I would never have passed the 4th grade if I’d had to memorize a map of counties like that. :slight_smile:

My hunch is not surveying error, but rather a surveying anomaly: As one gets closer to the north pole, a degree of longitude gets shorter. Survey townships, which are 6 miles square, were probably laid out long before county governments were established. While these townships aligned along the same latitude, the north-south lines are adjusted. I used to live in Jefferson County, IA, which is 437 square miles which would be 12+ townships. My hunch is that the county borders normally run along township lines. Since the north-south township lines do not line up sometimes, there’s a jog to the east/west.

I can remember traveling across the country before the Interstate system. Occasionally there would be a 90 degree jog in the road for a quarter of a mile or so before turning back to the original heading. This, my dad explained, was for this same reason.

Google “township”

North-south line deflections are typically caused, as stated above, from the fact that two north-south lines are not parallel to each other, but two sides of a square are – so a compensation has to somehow be made. Land holdings on the section line checker-board basis pre-existed the county demarcations. For example, the border between Saskatchewan and Manitoba has saw-tooth jogs all along it.

But east-west anomalies are usually caused by surveyors wandering off course, and two lines coming from opposite directions not meeting.

St. Martin Parish in Louisiana is a unique example of a vast plot of thousands of acres lying out in the middle of nowhere, unattached to the main part of the county. Apparently due to a surveying party mis-reporting coordinates.

As a general practice, boundaries are legally baked in once established and recognized, and the inaccuracies remain in force, even if later surveying technology proves them not in conformity with their intended locations.

These Counties are in States that were surveyed under the instructions of/for the General Land Office (GLO). I believe that what you’re seeing is the effect of trying to lay out tiers of Townships (6 mile x 6 mile ‘squares’), subdivided thence into 36 Sections (1 mile x 1 mile).
The West and East borders (Range Lines) of Townships were laid out by Solar observation and were to be oriented to True North and were run and extended north. As you can imagine, these Meridional lines were subject to a gradual convergence as they ran north and the northern boundaries shrank from the 6 mile standard.
To correct for this, ordinarily at 36 mile intervals, the Township dimension was restored to the original standard and an E/W ‘jog’ appears in the N/S line.

I can assure you that the jogs are not ‘errors’, just standard GLO instructions.

ETA: Got ninja’d due to slow typing.

I think if you look at the superficially straight north-south border between provinces of Manitoba and Saskatchewan you see the similar effect. The border jogs to follow a due-north trajectory but accommodate locally square plots of land, since the distance is lesser at progressively higher latitudes.

Iowa’s row of funny counties was created all at once, Jan 1851.

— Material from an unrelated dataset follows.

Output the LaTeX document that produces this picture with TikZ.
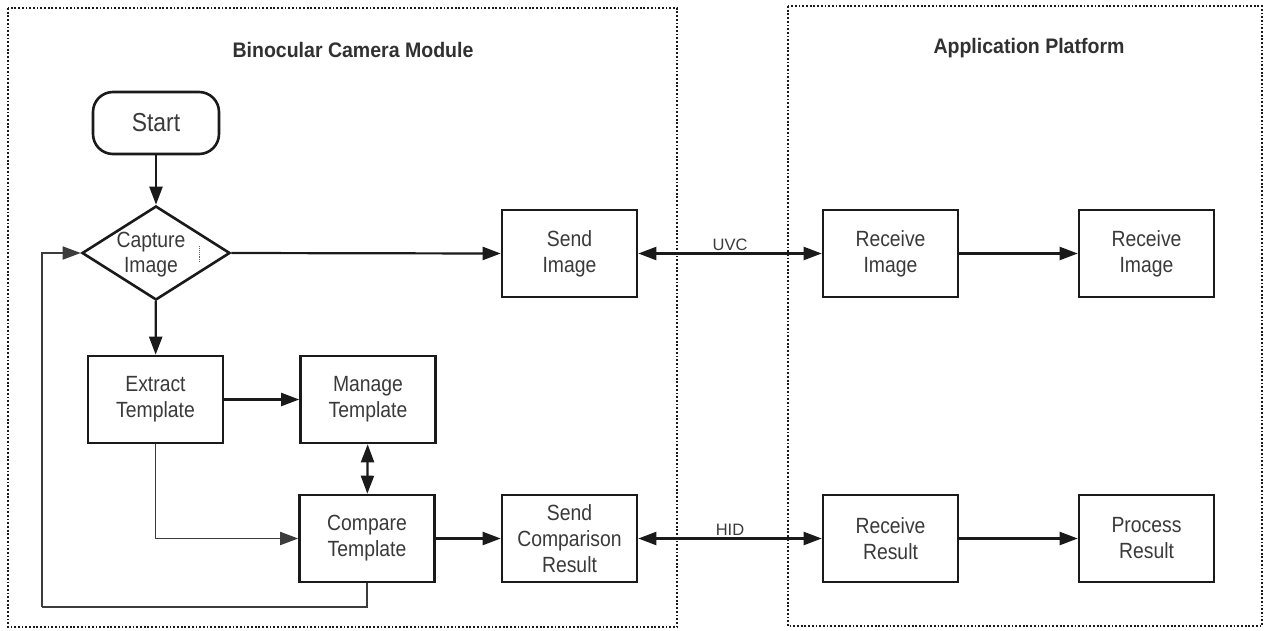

They drew a map, but didn’t have north-south borders .
Surveyors said “but we need north south borders. and make them fit to the 6m x 6m boundaries !” It wasn’t easy , as many of the counties are right down at Iowa’s minimum area for a county - Ida is right on the lower limit ,432 m^2.

432 square meters? That is small.

This stuff happens on the east-west border too. Check out this part of the Utah-Arizona border. Or this one.

I’m willing to bet those are genuine surveying errors, not attempts to accommodate the Earth’s sphericity (not needed for E/W borders anyway) and the township system, which apparently accounts for the effect in NE, KS, IA (and likely other places).

Real surveying errors happened, though. Virginia and Tennessee had to go all the way to the Supreme Court because Thomas Jefferson’s father did such a bad job determining the correct line.

Oh, and The Master on the topic: How did the states establish long straight borders before GPS? - The Straight Dope

It’s Iowa. They use miles, not some foreign meters.

No I’m pretty sure Isildur meant meters otherwise it would be mi^2. Or maybe he meant metres.

A quick Google search shows that Ida Co., Iowa, is 432 sq. miles in area.